RAW DATA
● ● ●
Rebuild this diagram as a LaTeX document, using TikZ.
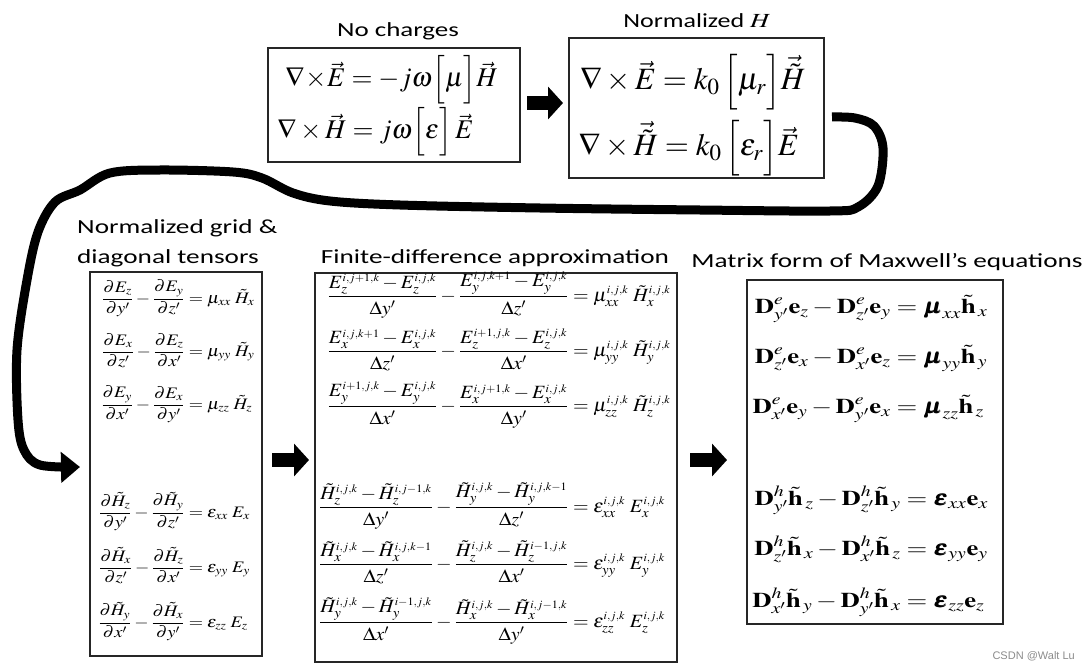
\documentclass[tikz,border=0pt]{standalone}
\usepackage{mathptmx}
\usepackage{amsmath}
\usepackage{bm}
\usepackage{graphicx}
\usepackage[no-math]{fontspec}
\newfontfamily\labfont{Carlito}
\newfontfamily\wmfont{Liberation Sans}
\usetikzlibrary{arrows.meta}
\newcommand\EQ[2]{\makebox[0pt][r]{$\displaystyle #1$}$\displaystyle{}={}$\makebox[0pt][l]{$\displaystyle #2$}}
\newcommand\SEQ[3]{\scalebox{#1}[1]{\EQ{#2}{#3}}}
\newcommand\SEQV[4]{\scalebox{#1}[#2]{\EQ{#3}{#4}}}
\newcommand\SL[2]{\scalebox{#1}[1]{#2}}
\newcommand\sk[1]{{\scriptscriptstyle #1}}
\newcommand\ijk{\sk{i,j,k}}
\newcommand\bD{\mathbf{D}}
\newcommand\bh{\tilde{\mathbf{h}}}
\newcommand\be{\mathbf{e}}
\tikzset{
  box/.style={draw=black!85, line width=1.6pt, inner sep=0pt, outer sep=0pt},
  lab/.style={font=\labfont\fontsize{20}{24}\selectfont, inner sep=0pt},
  eqA/.style={anchor=base, inner sep=0pt, font=\fontsize{27}{32}\selectfont},
  eqB/.style={anchor=base, inner sep=0pt, font=\fontsize{31}{36}\selectfont},
  eqC/.style={anchor=base, inner sep=0pt, font=\fontsize{16}{19}\selectfont},
  eqM/.style={anchor=base, inner sep=0pt, font=\fontsize{17}{20}\selectfont},
  eqD/.style={anchor=base, inner sep=0pt, font=\fontsize{21}{25}\selectfont},
  bigarrow/.style={line width=14pt, -{Triangle[length=15pt,width=32pt]}},
  looparrow/.style={line width=9pt, line join=round, -{Triangle[length=19pt,width=30pt]}},
}
\begin{document}
\begin{tikzpicture}[x=1pt,y=-1pt]
\useasboundingbox (0,0) rectangle (1091,671);
\fill[white] (0,0) rectangle (1091,671);

% boxes
\node[box, minimum width=252pt, minimum height=114pt] (b1) at (394,105) {};
\node[box, minimum width=255pt, minimum height=140pt] (b2) at (696.5,108) {};
\node[box, minimum width=172pt, minimum height=384pt] (lb) at (176,464) {};
\node[box, minimum width=362pt, minimum height=389pt] (mb) at (496,467.5) {};
\node[box, minimum width=256pt, minimum height=344pt] (rb) at (875,452) {};

% labels
\node[lab, anchor=base] (l1) at (398,37) {\SL{1.35}{No charges}};
\node[lab, anchor=base] (l2) at (697,28) {\SL{1.3}{Normalized $H$}};
\node[lab, anchor=base west] (l3a) at (77,233) {\SL{1.36}{Normalized grid \&}};
\node[lab, anchor=base west] (l3b) at (77,263) {\SL{1.36}{diagonal tensors}};
\node[lab, anchor=base] (l4) at (495,263) {\SL{1.36}{Finite-difference approximation}};
\node[lab, anchor=base] (l5) at (887,267) {\SL{1.36}{Matrix form of Maxwell’s equations}};

% box 1
\node[eqA] (e11) at (362,86.75) {\SEQ{1.0}{\nabla\!\times\!\vec{E}}{-j\omega\Big[\mu\Big]\vec{H}}};
\node[eqA] (e12) at (363,138.75) {\SEQ{1.0}{\nabla\times\vec{H}}{j\omega\Big[\varepsilon\Big]\,\vec{E}}};

% box 2
\node[eqB] (e21) at (675,89.75) {\SEQ{1.0}{\nabla\times\vec{E}}{k_0\,\Big[\mu_r\Big]\vec{\tilde{H}}}};
\node[eqB] (e22) at (677,155.75) {\SEQ{1.0}{\nabla\times\vec{\tilde{H}}}{k_0\,\Big[\varepsilon_r\Big]\vec{E}}};

% left box
\node[eqC] (e31) at (196,303) {\SEQ{1.15}{\frac{\partial E_z}{\partial y'}-\frac{\partial E_y}{\partial z'}}{\mu_{xx}\;\tilde{H}_x}};
\node[eqC] (e32) at (196,356) {\SEQ{1.15}{\frac{\partial E_x}{\partial z'}-\frac{\partial E_z}{\partial x'}}{\mu_{yy}\;\tilde{H}_y}};
\node[eqC] (e33) at (196,409) {\SEQ{1.15}{\frac{\partial E_y}{\partial x'}-\frac{\partial E_x}{\partial y'}}{\mu_{zz}\;\tilde{H}_z}};
\node[eqC] (e34) at (196,517) {\SEQ{1.15}{\frac{\partial \tilde{H}_z}{\partial y'}-\frac{\partial \tilde{H}_y}{\partial z'}}{\varepsilon_{xx}\;E_x}};
\node[eqC] (e35) at (196,572) {\SEQ{1.15}{\frac{\partial \tilde{H}_x}{\partial z'}-\frac{\partial \tilde{H}_z}{\partial x'}}{\varepsilon_{yy}\;E_y}};
\node[eqC] (e36) at (196,627) {\SEQ{1.15}{\frac{\partial \tilde{H}_y}{\partial x'}-\frac{\partial \tilde{H}_x}{\partial y'}}{\varepsilon_{zz}\;E_z}};

% middle box
\node[eqM] (e41) at (581,301.5) {\SEQV{1.18}{1.1}{\frac{E_z^{\sk{i,j+1,k}}-E_z^{\ijk}}{\Delta y'}-\frac{E_y^{\sk{i,j,k+1}}-E_y^{\ijk}}{\Delta z'}}{\mu_{xx}^{\ijk}\;\tilde{H}_x^{\ijk}}};
\node[eqM] (e42) at (581,356.5) {\SEQV{1.18}{1.1}{\frac{E_x^{\sk{i,j,k+1}}-E_x^{\ijk}}{\Delta z'}-\frac{E_z^{\sk{i+1,j,k}}-E_z^{\ijk}}{\Delta x'}}{\mu_{yy}^{\ijk}\;\tilde{H}_y^{\ijk}}};
\node[eqM] (e43) at (581,411.5) {\SEQV{1.18}{1.1}{\frac{E_y^{\sk{i+1,j,k}}-E_y^{\ijk}}{\Delta x'}-\frac{E_x^{\sk{i,j+1,k}}-E_x^{\ijk}}{\Delta y'}}{\mu_{zz}^{\ijk}\;\tilde{H}_z^{\ijk}}};
\node[eqM] (e44) at (581,512.5) {\SEQV{1.18}{1.1}{\frac{\tilde{H}_z^{\ijk}-\tilde{H}_z^{\sk{i,j-1,k}}}{\Delta y'}-\frac{\tilde{H}_y^{\ijk}-\tilde{H}_y^{\sk{i,j,k-1}}}{\Delta z'}}{\varepsilon_{xx}^{\ijk}\;E_x^{\ijk}}};
\node[eqM] (e45) at (581,569.5) {\SEQV{1.18}{1.1}{\frac{\tilde{H}_x^{\ijk}-\tilde{H}_x^{\sk{i,j,k-1}}}{\Delta z'}-\frac{\tilde{H}_z^{\ijk}-\tilde{H}_z^{\sk{i-1,j,k}}}{\Delta x'}}{\varepsilon_{yy}^{\ijk}\;E_y^{\ijk}}};
\node[eqM] (e46) at (581,627.5) {\SEQV{1.18}{1.1}{\frac{\tilde{H}_y^{\ijk}-\tilde{H}_y^{\sk{i-1,j,k}}}{\Delta x'}-\frac{\tilde{H}_x^{\ijk}-\tilde{H}_x^{\sk{i,j-1,k}}}{\Delta y'}}{\varepsilon_{zz}^{\ijk}\;E_z^{\ijk}}};

% right box
\node[eqD] (e51) at (907,313.25) {\SEQ{1.27}{\bD^{e}_{y'}\be_z-\bD^{e}_{z'}\be_y}{\bm{\mu}_{xx}\bh_{\,x}}};
\node[eqD] (e52) at (907,363.25) {\SEQ{1.27}{\bD^{e}_{z'}\be_x-\bD^{e}_{x'}\be_z}{\bm{\mu}_{yy}\bh_{\,y}}};
\node[eqD] (e53) at (907,413.25) {\SEQ{1.27}{\bD^{e}_{x'}\be_y-\bD^{e}_{y'}\be_x}{\bm{\mu}_{zz}\bh_{\,z}}};
\node[eqD] (e54) at (917,505.25) {\SEQ{1.27}{\bD^{h}_{y'}\bh_{\,z}-\bD^{h}_{z'}\bh_{\,y}}{\bm{\varepsilon}_{xx}\be_x}};
\node[eqD] (e55) at (917,555.25) {\SEQ{1.27}{\bD^{h}_{z'}\bh_{\,x}-\bD^{h}_{x'}\bh_{\,z}}{\bm{\varepsilon}_{yy}\be_y}};
\node[eqD] (e56) at (917,607.25) {\SEQ{1.27}{\bD^{h}_{x'}\bh_{\,y}-\bD^{h}_{y'}\bh_{\,x}}{\bm{\varepsilon}_{zz}\be_z}};

% straight block arrows
\draw[bigarrow] ([xshift=7pt,yshift=2pt]b1.east) -- ([xshift=-6pt,yshift=2pt]b1.east -| b2.west);
\draw[bigarrow] ([xshift=10pt,yshift=4pt]lb.east) -- ([xshift=-6pt,yshift=4pt]lb.east -| mb.west);
\draw[bigarrow] ([xshift=13pt,yshift=7.5pt]mb.east) -- ([xshift=-20pt,yshift=7.5pt]mb.east -| rb.west);

% hand-drawn loop arrow
\coordinate (cs) at ([xshift=8pt,yshift=-9pt]b2.east);
\coordinate (ce) at ([xshift=-10pt,yshift=-3pt]lb.west);
\draw[looparrow] plot[smooth, tension=0.55] coordinates {(cs) (855,118) (874,126) (883,148) (878,186) (858,207) (830,211) (700,210) (540,208) (400,205) (330,201) (293,193) (262,178) (233,172) (160,170) (110,173) (80,190) (55,202) (38,232) (27,280) (17,350) (18,420) (24,450) (40,465) (ce)};

% watermark
\node[font=\wmfont\fontsize{11}{13}\selectfont, text=black!45, anchor=base east, inner sep=0pt] (wm) at (1075,659) {CSDN @Walt Lu};
\end{tikzpicture}
\end{document}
● ● ●
EXERCISE DETAILS
Leave out the pictures and repeat the lines from the start of the material through the line with "minimum width=256pt, minimum", inclusive.

SOLUTION TO THIS PROBLEM
Rebuild this diagram as a LaTeX document, using TikZ.
\documentclass[tikz,border=0pt]{standalone}
\usepackage{mathptmx}
\usepackage{amsmath}
\usepackage{bm}
\usepackage{graphicx}
\usepackage[no-math]{fontspec}
\newfontfamily\labfont{Carlito}
\newfontfamily\wmfont{Liberation Sans}
\usetikzlibrary{arrows.meta}
\newcommand\EQ[2]{\makebox[0pt][r]{$\displaystyle #1$}$\displaystyle{}={}$\makebox[0pt][l]{$\displaystyle #2$}}
\newcommand\SEQ[3]{\scalebox{#1}[1]{\EQ{#2}{#3}}}
\newcommand\SEQV[4]{\scalebox{#1}[#2]{\EQ{#3}{#4}}}
\newcommand\SL[2]{\scalebox{#1}[1]{#2}}
\newcommand\sk[1]{{\scriptscriptstyle #1}}
\newcommand\ijk{\sk{i,j,k}}
\newcommand\bD{\mathbf{D}}
\newcommand\bh{\tilde{\mathbf{h}}}
\newcommand\be{\mathbf{e}}
\tikzset{
  box/.style={draw=black!85, line width=1.6pt, inner sep=0pt, outer sep=0pt},
  lab/.style={font=\labfont\fontsize{20}{24}\selectfont, inner sep=0pt},
  eqA/.style={anchor=base, inner sep=0pt, font=\fontsize{27}{32}\selectfont},
  eqB/.style={anchor=base, inner sep=0pt, font=\fontsize{31}{36}\selectfont},
  eqC/.style={anchor=base, inner sep=0pt, font=\fontsize{16}{19}\selectfont},
  eqM/.style={anchor=base, inner sep=0pt, font=\fontsize{17}{20}\selectfont},
  eqD/.style={anchor=base, inner sep=0pt, font=\fontsize{21}{25}\selectfont},
  bigarrow/.style={line width=14pt, -{Triangle[length=15pt,width=32pt]}},
  looparrow/.style={line width=9pt, line join=round, -{Triangle[length=19pt,width=30pt]}},
}
\begin{document}
\begin{tikzpicture}[x=1pt,y=-1pt]
\useasboundingbox (0,0) rectangle (1091,671);
\fill[white] (0,0) rectangle (1091,671);

% boxes
\node[box, minimum width=252pt, minimum height=114pt] (b1) at (394,105) {};
\node[box, minimum width=255pt, minimum height=140pt] (b2) at (696.5,108) {};
\node[box, minimum width=172pt, minimum height=384pt] (lb) at (176,464) {};
\node[box, minimum width=362pt, minimum height=389pt] (mb) at (496,467.5) {};
\node[box, minimum width=256pt, minimum height=344pt] (rb) at (875,452) {};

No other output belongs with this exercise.